> _SUPPLIED DATA_
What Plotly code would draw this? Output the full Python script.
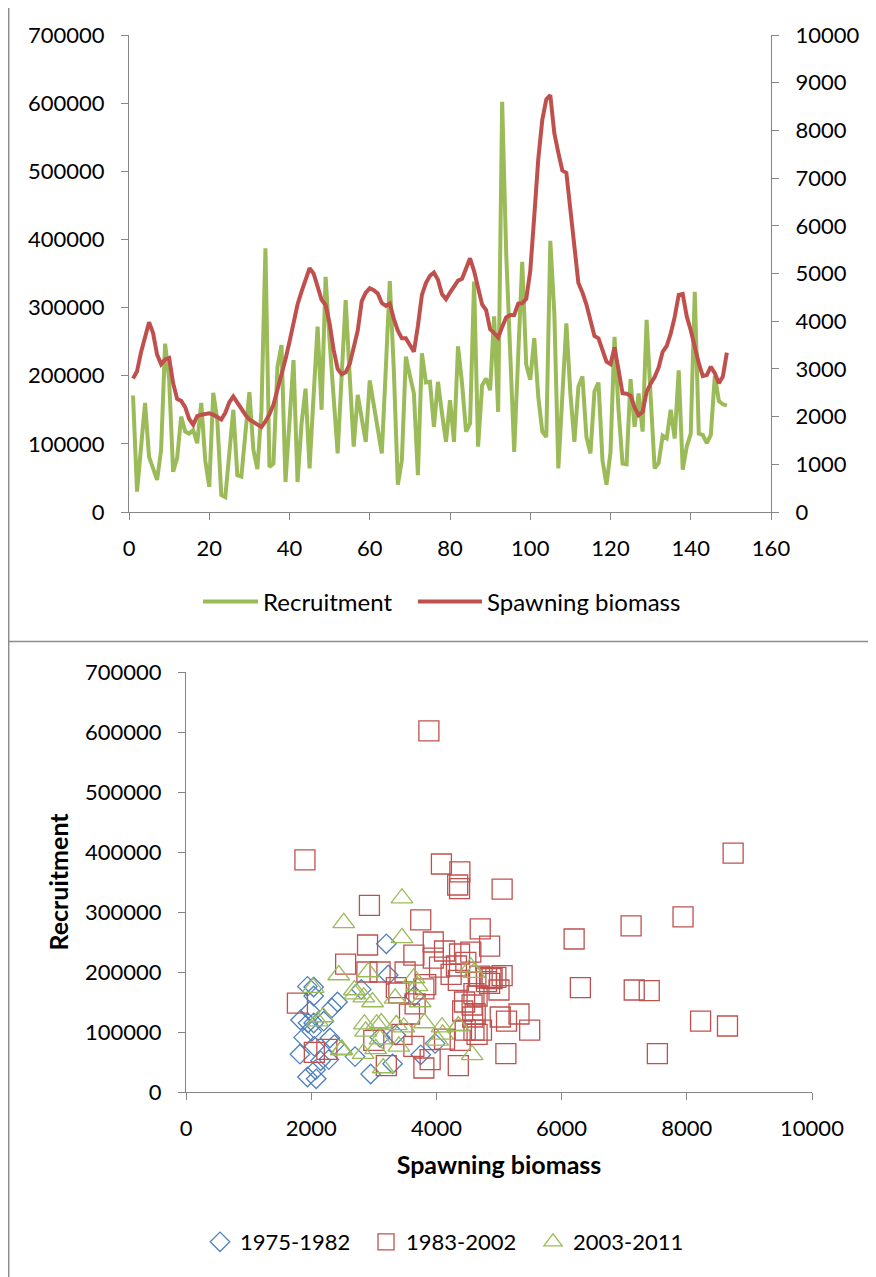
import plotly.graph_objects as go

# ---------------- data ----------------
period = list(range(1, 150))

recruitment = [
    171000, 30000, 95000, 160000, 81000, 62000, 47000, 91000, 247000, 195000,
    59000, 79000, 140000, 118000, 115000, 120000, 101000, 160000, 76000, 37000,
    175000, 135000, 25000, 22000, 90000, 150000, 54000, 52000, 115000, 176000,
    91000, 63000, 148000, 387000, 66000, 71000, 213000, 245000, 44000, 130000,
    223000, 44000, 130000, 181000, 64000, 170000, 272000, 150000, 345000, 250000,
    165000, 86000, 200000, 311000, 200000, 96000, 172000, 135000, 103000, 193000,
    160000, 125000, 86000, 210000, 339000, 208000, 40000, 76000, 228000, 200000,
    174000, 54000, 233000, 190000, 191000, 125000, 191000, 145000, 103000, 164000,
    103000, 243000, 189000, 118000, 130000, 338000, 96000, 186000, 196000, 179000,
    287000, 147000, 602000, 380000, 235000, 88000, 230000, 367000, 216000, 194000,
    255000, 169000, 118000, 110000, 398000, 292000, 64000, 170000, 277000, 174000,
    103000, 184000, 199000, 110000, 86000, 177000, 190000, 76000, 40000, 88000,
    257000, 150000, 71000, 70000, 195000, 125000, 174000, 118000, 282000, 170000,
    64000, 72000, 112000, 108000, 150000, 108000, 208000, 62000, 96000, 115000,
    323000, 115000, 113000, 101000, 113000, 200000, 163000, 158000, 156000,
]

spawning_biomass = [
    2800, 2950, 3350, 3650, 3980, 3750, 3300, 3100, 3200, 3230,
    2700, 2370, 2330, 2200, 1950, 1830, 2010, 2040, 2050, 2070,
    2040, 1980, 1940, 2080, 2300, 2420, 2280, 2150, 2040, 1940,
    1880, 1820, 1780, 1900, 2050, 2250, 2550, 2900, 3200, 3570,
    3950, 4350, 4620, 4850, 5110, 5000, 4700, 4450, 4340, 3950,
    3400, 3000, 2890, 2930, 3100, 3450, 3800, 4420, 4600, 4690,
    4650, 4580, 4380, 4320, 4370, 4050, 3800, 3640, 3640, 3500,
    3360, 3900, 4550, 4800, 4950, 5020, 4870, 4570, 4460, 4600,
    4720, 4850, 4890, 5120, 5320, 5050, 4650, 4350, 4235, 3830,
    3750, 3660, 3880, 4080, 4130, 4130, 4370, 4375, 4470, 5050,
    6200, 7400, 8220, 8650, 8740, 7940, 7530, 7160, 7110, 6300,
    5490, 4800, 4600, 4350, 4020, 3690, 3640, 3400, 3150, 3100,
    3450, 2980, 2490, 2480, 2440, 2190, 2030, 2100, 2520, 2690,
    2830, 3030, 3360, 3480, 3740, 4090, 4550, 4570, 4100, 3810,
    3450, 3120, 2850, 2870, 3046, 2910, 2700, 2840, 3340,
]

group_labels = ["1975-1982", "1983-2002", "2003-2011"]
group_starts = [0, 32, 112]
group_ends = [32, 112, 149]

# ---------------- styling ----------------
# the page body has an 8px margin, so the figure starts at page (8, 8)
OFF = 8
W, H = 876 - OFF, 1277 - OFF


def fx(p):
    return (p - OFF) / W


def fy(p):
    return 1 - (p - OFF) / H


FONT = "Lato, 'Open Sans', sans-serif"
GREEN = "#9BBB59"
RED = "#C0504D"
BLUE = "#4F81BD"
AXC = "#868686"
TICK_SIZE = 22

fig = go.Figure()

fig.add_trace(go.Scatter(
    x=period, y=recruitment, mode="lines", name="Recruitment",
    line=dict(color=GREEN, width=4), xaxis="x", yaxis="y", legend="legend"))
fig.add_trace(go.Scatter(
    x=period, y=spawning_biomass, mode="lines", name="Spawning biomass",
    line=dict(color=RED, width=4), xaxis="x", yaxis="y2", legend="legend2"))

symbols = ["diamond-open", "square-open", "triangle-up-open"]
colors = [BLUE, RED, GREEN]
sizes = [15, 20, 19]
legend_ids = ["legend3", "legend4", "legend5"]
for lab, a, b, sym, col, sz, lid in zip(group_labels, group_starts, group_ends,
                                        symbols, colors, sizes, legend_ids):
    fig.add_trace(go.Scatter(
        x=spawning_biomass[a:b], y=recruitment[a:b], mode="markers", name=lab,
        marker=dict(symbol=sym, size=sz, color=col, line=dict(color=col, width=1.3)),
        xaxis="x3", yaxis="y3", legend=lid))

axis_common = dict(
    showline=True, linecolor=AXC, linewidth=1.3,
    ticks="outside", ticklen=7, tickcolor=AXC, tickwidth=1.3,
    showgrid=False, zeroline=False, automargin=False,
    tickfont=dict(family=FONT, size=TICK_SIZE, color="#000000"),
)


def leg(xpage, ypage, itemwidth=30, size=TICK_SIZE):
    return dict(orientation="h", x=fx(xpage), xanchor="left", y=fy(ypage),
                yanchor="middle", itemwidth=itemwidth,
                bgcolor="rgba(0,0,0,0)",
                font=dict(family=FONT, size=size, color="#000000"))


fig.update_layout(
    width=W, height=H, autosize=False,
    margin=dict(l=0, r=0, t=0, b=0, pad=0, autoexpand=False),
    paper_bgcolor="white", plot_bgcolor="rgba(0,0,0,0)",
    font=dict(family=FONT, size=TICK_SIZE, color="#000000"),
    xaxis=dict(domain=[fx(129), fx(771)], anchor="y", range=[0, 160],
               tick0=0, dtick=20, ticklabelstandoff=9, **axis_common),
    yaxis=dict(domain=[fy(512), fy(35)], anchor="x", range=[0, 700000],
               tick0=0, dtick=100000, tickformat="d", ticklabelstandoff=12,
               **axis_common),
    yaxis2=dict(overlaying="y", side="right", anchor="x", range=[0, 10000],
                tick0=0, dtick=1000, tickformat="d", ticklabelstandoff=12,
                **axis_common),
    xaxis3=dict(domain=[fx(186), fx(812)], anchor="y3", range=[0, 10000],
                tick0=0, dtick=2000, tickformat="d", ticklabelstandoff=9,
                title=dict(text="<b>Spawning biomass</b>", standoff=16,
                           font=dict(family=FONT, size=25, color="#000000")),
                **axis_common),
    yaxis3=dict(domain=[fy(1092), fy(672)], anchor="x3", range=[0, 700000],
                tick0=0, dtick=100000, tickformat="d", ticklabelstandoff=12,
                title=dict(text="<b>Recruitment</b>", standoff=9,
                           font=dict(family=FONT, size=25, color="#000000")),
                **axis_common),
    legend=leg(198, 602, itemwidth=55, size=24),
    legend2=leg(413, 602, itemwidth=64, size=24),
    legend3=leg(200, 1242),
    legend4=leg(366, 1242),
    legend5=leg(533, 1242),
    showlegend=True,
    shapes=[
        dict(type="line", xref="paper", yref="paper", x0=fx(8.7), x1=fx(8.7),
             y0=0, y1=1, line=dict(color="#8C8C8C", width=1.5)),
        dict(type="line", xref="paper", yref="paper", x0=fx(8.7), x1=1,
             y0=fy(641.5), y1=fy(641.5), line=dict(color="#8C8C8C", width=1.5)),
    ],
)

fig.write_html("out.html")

> _WORK REQUIRED_
Restate the whole of the material word for word without the pictures.

> _THE ANSWER_
What Plotly code would draw this? Output the full Python script.
import plotly.graph_objects as go

# ---------------- data ----------------
period = list(range(1, 150))

recruitment = [
    171000, 30000, 95000, 160000, 81000, 62000, 47000, 91000, 247000, 195000,
    59000, 79000, 140000, 118000, 115000, 120000, 101000, 160000, 76000, 37000,
    175000, 135000, 25000, 22000, 90000, 150000, 54000, 52000, 115000, 176000,
    91000, 63000, 148000, 387000, 66000, 71000, 213000, 245000, 44000, 130000,
    223000, 44000, 130000, 181000, 64000, 170000, 272000, 150000, 345000, 250000,
    165000, 86000, 200000, 311000, 200000, 96000, 172000, 135000, 103000, 193000,
    160000, 125000, 86000, 210000, 339000, 208000, 40000, 76000, 228000, 200000,
    174000, 54000, 233000, 190000, 191000, 125000, 191000, 145000, 103000, 164000,
    103000, 243000, 189000, 118000, 130000, 338000, 96000, 186000, 196000, 179000,
    287000, 147000, 602000, 380000, 235000, 88000, 230000, 367000, 216000, 194000,
    255000, 169000, 118000, 110000, 398000, 292000, 64000, 170000, 277000, 174000,
    103000, 184000, 199000, 110000, 86000, 177000, 190000, 76000, 40000, 88000,
    257000, 150000, 71000, 70000, 195000, 125000, 174000, 118000, 282000, 170000,
    64000, 72000, 112000, 108000, 150000, 108000, 208000, 62000, 96000, 115000,
    323000, 115000, 113000, 101000, 113000, 200000, 163000, 158000, 156000,
]

spawning_biomass = [
    2800, 2950, 3350, 3650, 3980, 3750, 3300, 3100, 3200, 3230,
    2700, 2370, 2330, 2200, 1950, 1830, 2010, 2040, 2050, 2070,
    2040, 1980, 1940, 2080, 2300, 2420, 2280, 2150, 2040, 1940,
    1880, 1820, 1780, 1900, 2050, 2250, 2550, 2900, 3200, 3570,
    3950, 4350, 4620, 4850, 5110, 5000, 4700, 4450, 4340, 3950,
    3400, 3000, 2890, 2930, 3100, 3450, 3800, 4420, 4600, 4690,
    4650, 4580, 4380, 4320, 4370, 4050, 3800, 3640, 3640, 3500,
    3360, 3900, 4550, 4800, 4950, 5020, 4870, 4570, 4460, 4600,
    4720, 4850, 4890, 5120, 5320, 5050, 4650, 4350, 4235, 3830,
    3750, 3660, 3880, 4080, 4130, 4130, 4370, 4375, 4470, 5050,
    6200, 7400, 8220, 8650, 8740, 7940, 7530, 7160, 7110, 6300,
    5490, 4800, 4600, 4350, 4020, 3690, 3640, 3400, 3150, 3100,
    3450, 2980, 2490, 2480, 2440, 2190, 2030, 2100, 2520, 2690,
    2830, 3030, 3360, 3480, 3740, 4090, 4550, 4570, 4100, 3810,
    3450, 3120, 2850, 2870, 3046, 2910, 2700, 2840, 3340,
]

group_labels = ["1975-1982", "1983-2002", "2003-2011"]
group_starts = [0, 32, 112]
group_ends = [32, 112, 149]

# ---------------- styling ----------------
# the page body has an 8px margin, so the figure starts at page (8, 8)
OFF = 8
W, H = 876 - OFF, 1277 - OFF


def fx(p):
    return (p - OFF) / W


def fy(p):
    return 1 - (p - OFF) / H


FONT = "Lato, 'Open Sans', sans-serif"
GREEN = "#9BBB59"
RED = "#C0504D"
BLUE = "#4F81BD"
AXC = "#868686"
TICK_SIZE = 22

fig = go.Figure()

fig.add_trace(go.Scatter(
    x=period, y=recruitment, mode="lines", name="Recruitment",
    line=dict(color=GREEN, width=4), xaxis="x", yaxis="y", legend="legend"))
fig.add_trace(go.Scatter(
    x=period, y=spawning_biomass, mode="lines", name="Spawning biomass",
    line=dict(color=RED, width=4), xaxis="x", yaxis="y2", legend="legend2"))

symbols = ["diamond-open", "square-open", "triangle-up-open"]
colors = [BLUE, RED, GREEN]
sizes = [15, 20, 19]
legend_ids = ["legend3", "legend4", "legend5"]
for lab, a, b, sym, col, sz, lid in zip(group_labels, group_starts, group_ends,
                                        symbols, colors, sizes, legend_ids):
    fig.add_trace(go.Scatter(
        x=spawning_biomass[a:b], y=recruitment[a:b], mode="markers", name=lab,
        marker=dict(symbol=sym, size=sz, color=col, line=dict(color=col, width=1.3)),
        xaxis="x3", yaxis="y3", legend=lid))

axis_common = dict(
    showline=True, linecolor=AXC, linewidth=1.3,
    ticks="outside", ticklen=7, tickcolor=AXC, tickwidth=1.3,
    showgrid=False, zeroline=False, automargin=False,
    tickfont=dict(family=FONT, size=TICK_SIZE, color="#000000"),
)


def leg(xpage, ypage, itemwidth=30, size=TICK_SIZE):
    return dict(orientation="h", x=fx(xpage), xanchor="left", y=fy(ypage),
                yanchor="middle", itemwidth=itemwidth,
                bgcolor="rgba(0,0,0,0)",
                font=dict(family=FONT, size=size, color="#000000"))


fig.update_layout(
    width=W, height=H, autosize=False,
    margin=dict(l=0, r=0, t=0, b=0, pad=0, autoexpand=False),
    paper_bgcolor="white", plot_bgcolor="rgba(0,0,0,0)",
    font=dict(family=FONT, size=TICK_SIZE, color="#000000"),
    xaxis=dict(domain=[fx(129), fx(771)], anchor="y", range=[0, 160],
               tick0=0, dtick=20, ticklabelstandoff=9, **axis_common),
    yaxis=dict(domain=[fy(512), fy(35)], anchor="x", range=[0, 700000],
               tick0=0, dtick=100000, tickformat="d", ticklabelstandoff=12,
               **axis_common),
    yaxis2=dict(overlaying="y", side="right", anchor="x", range=[0, 10000],
                tick0=0, dtick=1000, tickformat="d", ticklabelstandoff=12,
                **axis_common),
    xaxis3=dict(domain=[fx(186), fx(812)], anchor="y3", range=[0, 10000],
                tick0=0, dtick=2000, tickformat="d", ticklabelstandoff=9,
                title=dict(text="<b>Spawning biomass</b>", standoff=16,
                           font=dict(family=FONT, size=25, color="#000000")),
                **axis_common),
    yaxis3=dict(domain=[fy(1092), fy(672)], anchor="x3", range=[0, 700000],
                tick0=0, dtick=100000, tickformat="d", ticklabelstandoff=12,
                title=dict(text="<b>Recruitment</b>", standoff=9,
                           font=dict(family=FONT, size=25, color="#000000")),
                **axis_common),
    legend=leg(198, 602, itemwidth=55, size=24),
    legend2=leg(413, 602, itemwidth=64, size=24),
    legend3=leg(200, 1242),
    legend4=leg(366, 1242),
    legend5=leg(533, 1242),
    showlegend=True,
    shapes=[
        dict(type="line", xref="paper", yref="paper", x0=fx(8.7), x1=fx(8.7),
             y0=0, y1=1, line=dict(color="#8C8C8C", width=1.5)),
        dict(type="line", xref="paper", yref="paper", x0=fx(8.7), x1=1,
             y0=fy(641.5), y1=fy(641.5), line=dict(color="#8C8C8C", width=1.5)),
    ],
)

fig.write_html("out.html")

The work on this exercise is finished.